What’s likely to set the jungle-drums of workplace gossip on fire more so than when the guy from sales disappeared with the woman from finance at the Christmas party?
A plague of summertime resignations.
Okay, it’s not necessarily the case that scores of staff will go handing in their notice during the summer period, but as it’s likely to be the longest period of leave in any calendar year, you can be sure it does make employees reflect a little on what they ‘really value’ out of their professional choice.
It stands to reason that, while we’re taking ‘downtime’ we often have the head-space to look more at what our work means to us, and, more importantly, on how it fits with our ability to be a happy and healthy individual outside of work.
If we find we’re so disconnected from our families and stressed out by the time we take a summer holiday with them, we might wonder what it is about our daily work lives that just ‘isn’t computing’.
At MAD, we hear from businesses all throughout the year about lots of different challenges and resignations from key team members also feature (perhaps because one employee may start to consider their own contentment in the light of another deciding to go). We have noticed that we tend to see a flurry of activity of new clients in the immediate aftermath of the sunny holidays with this particular problem in mind.
Of course, that’s not to say it should be a fear on the mind of any employer, but it might be a perfect opportunity for us to remind the business world (and company bosses no matter what the scale of their enterprise) of some invaluable tips around retention and peak performance.
Our view is that retaining good staff is ALWAYS a whole lot better for everyone, than having to start the recruitment bandwagon when the clock is ticking.
Here’s some pointers to consider:
It sounds obvious, but as an employer, it’s imperative that there’s a system in place that you or someone assigned to do so, is regularly communicating with employees about their challenges, the industry obstacles, and anything pertinent that’s happening within the business.
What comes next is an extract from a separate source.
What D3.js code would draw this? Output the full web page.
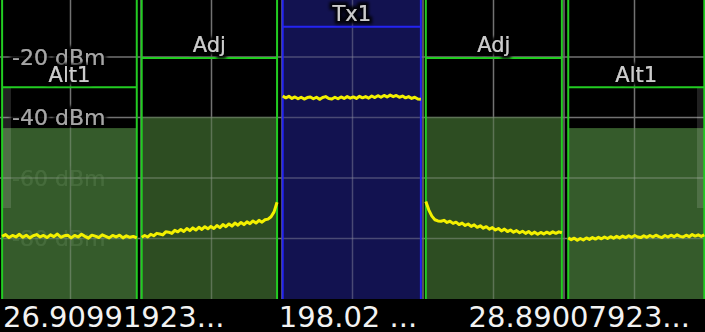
<!DOCTYPE html>
<html><head><meta charset="utf-8">
<script src="https://cdn.jsdelivr.net/npm/d3@7"></script>
<style>html,body{margin:0;padding:0;background:#000;}svg{display:block;}</style>
</head><body>
<script>
// ---------- data ----------
const channelNames = ["Alt1", "Adj", "Tx1", "Adj", "Alt1"];
const channelStart = [-4.97, -2.99, -0.99, 1.04, 3.06];   // x in divisions
const channelEnd   = [-3.06, -1.07, 0.97, 2.97, 4.99];
const channelLimit = [-30, -20.3, -10, -20.3, -30];        // dBm
const channelPower = [-43.5, -39.8, 0, -39.8, -43.5];      // dBm (fill top)
const channelKind  = ["alt", "adj", "tx", "adj", "alt"];

const yTicks = [-20, -40, -60, -80];
const yTickLabels = ["-20 dBm", "-40 dBm", "-60 dBm", "-80 dBm"];
const xGrid = [-4, -3, -2, -1, 0, 1, 2, 3, 4];
const bottomLabels = ["26.90991923...", "198.02 ...", "28.89007923..."];

const traceAlt1L = [-79.3,-78.7,-79.7,-79.0,-79.5,-78.6,-79.6,-78.9,-79.8,-79.1,-78.7,-79.5,-79.0,-79.7,-78.8,-79.4,-78.5,-79.6,-79.1,-78.9,-79.8,-79.0,-79.5,-78.6,-79.3,-79.9,-78.9,-79.2,-79.7,-78.8,-79.3,-79.8,-79.0,-79.5,-78.9,-79.8,-79.1,-79.6,-79.3,-79.8];
const traceAdjL = [-79.6,-79.0,-79.5,-78.6,-79.1,-78.3,-78.5,-78.8,-77.8,-77.9,-78.3,-77.3,-77.8,-77.0,-77.7,-76.7,-77.4,-76.5,-77.2,-76.3,-77.0,-76.1,-76.8,-76.0,-76.7,-75.7,-76.4,-75.4,-76.1,-75.2,-75.9,-74.9,-75.6,-74.7,-75.4,-74.5,-75.1,-74.2,-74.9,-74.0,-74.6,-73.8,-73.6,-72.8,-71.2,-68.0];
const traceTx1 = [-32.9,-33.5,-33.0,-33.7,-33.2,-33.8,-33.3,-33.9,-33.4,-33.2,-33.8,-33.3,-34.0,-33.4,-33.1,-33.7,-33.9,-33.3,-33.8,-33.2,-33.7,-33.1,-33.6,-33.2,-33.7,-33.0,-33.5,-33.1,-33.6,-32.9,-33.4,-32.8,-33.3,-32.7,-33.2,-32.6,-33.1,-32.7,-33.3,-32.9,-33.5,-33.1,-33.7,-33.3,-33.9,-34.0];
const traceAdjR = [-67.8,-70.6,-72.6,-73.8,-74.2,-74.3,-74.0,-74.7,-74.3,-75.0,-74.6,-75.4,-74.9,-75.7,-75.2,-76.0,-75.5,-76.3,-75.8,-76.6,-76.1,-76.9,-76.4,-77.2,-76.7,-77.5,-76.9,-77.7,-77.2,-77.9,-77.4,-78.1,-77.6,-78.3,-77.7,-78.5,-77.9,-78.6,-78.0,-78.5,-77.9,-78.4,-77.8,-78.3,-77.8,-78.1];
const traceAlt1R = [-79.8,-80.4,-79.9,-80.6,-80.0,-80.5,-79.8,-80.3,-79.7,-80.2,-79.6,-80.1,-79.5,-80.0,-79.4,-79.9,-79.3,-79.8,-79.2,-79.7,-79.1,-79.6,-79.0,-79.5,-79.7,-79.1,-79.6,-79.0,-79.5,-78.9,-79.4,-79.7,-79.0,-79.5,-78.9,-79.4,-78.8,-79.3,-79.5,-78.9,-79.4,-78.7,-79.2,-78.8,-79.3,-78.8];
const traces = [traceAlt1L, traceAdjL, traceTx1, traceAdjR, traceAlt1R];

// ---------- chart ----------
const W = 705, H = 332;
const x = d3.scaleLinear().domain([-5, 5]).range([0, 705]);
const y = d3.scaleLinear().domain([0, -100]).range([-3.5, 299]);

const fillColor = {alt: "#3b6530", adj: "#325526", tx: "#141459"};
const lineColor = {alt: "#22cc22", adj: "#22cc22", tx: "#2424f2"};

const svg = d3.select("body").append("svg").attr("width", W).attr("height", H)
  .style("font-family", "'DejaVu Sans', Verdana, sans-serif");
svg.append("rect").attr("width", W).attr("height", H).attr("fill", "#000");

const defs = svg.append("defs");
const halo = defs.append("filter").attr("id", "halo").attr("x", "-20%").attr("y", "-40%").attr("width", "140%").attr("height", "180%");
halo.append("feMorphology").attr("in", "SourceAlpha").attr("operator", "dilate").attr("radius", 2.5).attr("result", "d");
halo.append("feGaussianBlur").attr("in", "d").attr("stdDeviation", 1.8).attr("result", "b");
halo.append("feFlood").attr("flood-color", "#000").attr("flood-opacity", 0.9).attr("result", "f");
halo.append("feComposite").attr("in", "f").attr("in2", "b").attr("operator", "in").attr("result", "s");
const hm = halo.append("feMerge");
hm.append("feMergeNode").attr("in", "s");
hm.append("feMergeNode").attr("in", "SourceGraphic");

const idx = d3.range(channelNames.length);
const clip = defs.append("clipPath").attr("id", "fillclip");
clip.selectAll("rect").data(idx).join("rect")
  .attr("x", i => x(channelStart[i])).attr("width", i => x(channelEnd[i]) - x(channelStart[i]))
  .attr("y", i => y(channelPower[i])).attr("height", i => y(-100) - y(channelPower[i]));

function grid(g, color, op, width) {
  g.selectAll("line.h").data(yTicks).join("line").attr("class", "h")
    .attr("x1", 0).attr("x2", W).attr("y1", d => y(d)).attr("y2", d => y(d))
    .attr("stroke", color).attr("stroke-opacity", op).attr("stroke-width", width);
  g.selectAll("line.v").data(xGrid).join("line").attr("class", "v")
    .attr("x1", d => x(d)).attr("x2", d => x(d)).attr("y1", 0).attr("y2", y(-100))
    .attr("stroke", color).attr("stroke-opacity", op).attr("stroke-width", width);
}
grid(svg.append("g"), "#727272", 1, 1.5);

// y labels
svg.append("g").selectAll("text").data(yTicks).join("text")
  .attr("x", 12).attr("y", d => y(d)).attr("dy", "0.36em")
  .attr("fill", "#a6a6a6").attr("font-size", 22).attr("filter", "url(#halo)")
  .text((d, i) => yTickLabels[i]);

// channel fills
svg.append("g").selectAll("rect").data(idx).join("rect")
  .attr("x", i => x(channelStart[i])).attr("width", i => x(channelEnd[i]) - x(channelStart[i]))
  .attr("y", i => y(channelPower[i])).attr("height", i => y(-100) - y(channelPower[i]))
  .attr("fill", i => fillColor[channelKind[i]]).attr("fill-opacity", 0.9);

grid(svg.append("g").attr("clip-path", "url(#fillclip)"), "#b4b4b4", 0.3, 1.5);

// side stripes
svg.append("rect").attr("x", 2).attr("y", 87).attr("width", 9).attr("height", 121).attr("fill", "#fff").attr("fill-opacity", 0.13);
svg.append("rect").attr("x", 697).attr("y", 87).attr("width", 7).attr("height", 121).attr("fill", "#fff").attr("fill-opacity", 0.13);

// channel borders
const ch = svg.append("g");
idx.forEach(i => {
  const c = lineColor[channelKind[i]];
  const x0 = x(channelStart[i]), x1 = x(channelEnd[i]);
  ch.append("line").attr("x1", x0).attr("x2", x0).attr("y1", 0).attr("y2", y(-100)).attr("stroke", c).attr("stroke-width", 2);
  ch.append("line").attr("x1", x1).attr("x2", x1).attr("y1", 0).attr("y2", y(-100)).attr("stroke", c).attr("stroke-width", 2);
  ch.append("line").attr("x1", x0).attr("x2", x1).attr("y1", y(channelLimit[i])).attr("y2", y(channelLimit[i])).attr("stroke", c).attr("stroke-width", 2);
});

// trace
const line = d3.line().x(d => x(d[0])).y(d => y(d[1]));
idx.forEach(i => {
  const vals = traces[i];
  const n = vals.length;
  const pts = vals.map((v, j) => [channelStart[i] + j * (channelEnd[i] - channelStart[i]) / (n - 1), v]);
  svg.append("path").attr("d", line(pts)).attr("fill", "none")
    .attr("stroke", "#f2f000").attr("stroke-width", 3).attr("stroke-linejoin", "round");
});

// channel labels
svg.append("g").selectAll("text").data(idx).join("text")
  .attr("x", i => (x(channelStart[i]) + x(channelEnd[i])) / 2)
  .attr("y", i => y(channelLimit[i]) - 13).attr("dy", "0.36em")
  .attr("text-anchor", "middle").attr("fill", "#cccccc").attr("font-size", 21)
  .attr("filter", "url(#halo)")
  .text(i => channelNames[i]);

// bottom bar
svg.append("rect").attr("x", 0).attr("y", 300).attr("width", W).attr("height", 32).attr("fill", "#000");
const bx = [3, 348, 690], ba = ["start", "middle", "end"];
svg.append("g").selectAll("text").data(bottomLabels).join("text")
  .attr("x", (d, i) => bx[i]).attr("y", 327).attr("text-anchor", (d, i) => ba[i])
  .attr("fill", "#f2f2f2").attr("font-size", 29).text(d => d);
</script>
</body></html>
People hate playing guessing games around what the company’s wider vision might be, so this can cause fear and anxiety if there’s not a regular process around internal communication.
It’s not JUST about money.
Yes, staff want to be able to pay their bills, but they also want to know where they sit in the company and whether their worth and work is valued.
The simplest retention tool around this is feedback. There’s never an excuse for continually avoiding appraisals. They’re vital. We can help you introduce those if they’re not currently part of your framework.
Do your staff know what the scope and opportunity is within the business? Are they trekking the same path with you, and do they know what potential new posts and projects there are for them within that.
Hierarchy is useful, but some can feel particularly stifled if it doesn’t feel agile enough to allow them to develop and expand their potential.
We’re talking way more than merely about a frustration with the photocopier here. Research suggests that employees quickly get frustrated if they feel their own business is behind the tech curve, compared to other competitor businesses.
It applies not only for the ‘tech tools’ you’re using in your industry, but for the tools you give them in their role. Are you enabling staff to work in an agile manner and respected them to work remotely because they have the kit and potential to do so? Small features like this in a job role can really help with retention.
Together as one
Do your staff feel connected – to the culture of the business, and to one another?
We all know mental health is being talked about more these days, as is isolation.
There’s every reason to explore how well your company handles the way it ensures collaborative working and team mentality.
Ensure you spot the early warning signs if someone is feeling excluded in any way. Far better to preserve that person’s health and enthusiasm than to see them leave because they feel isolated.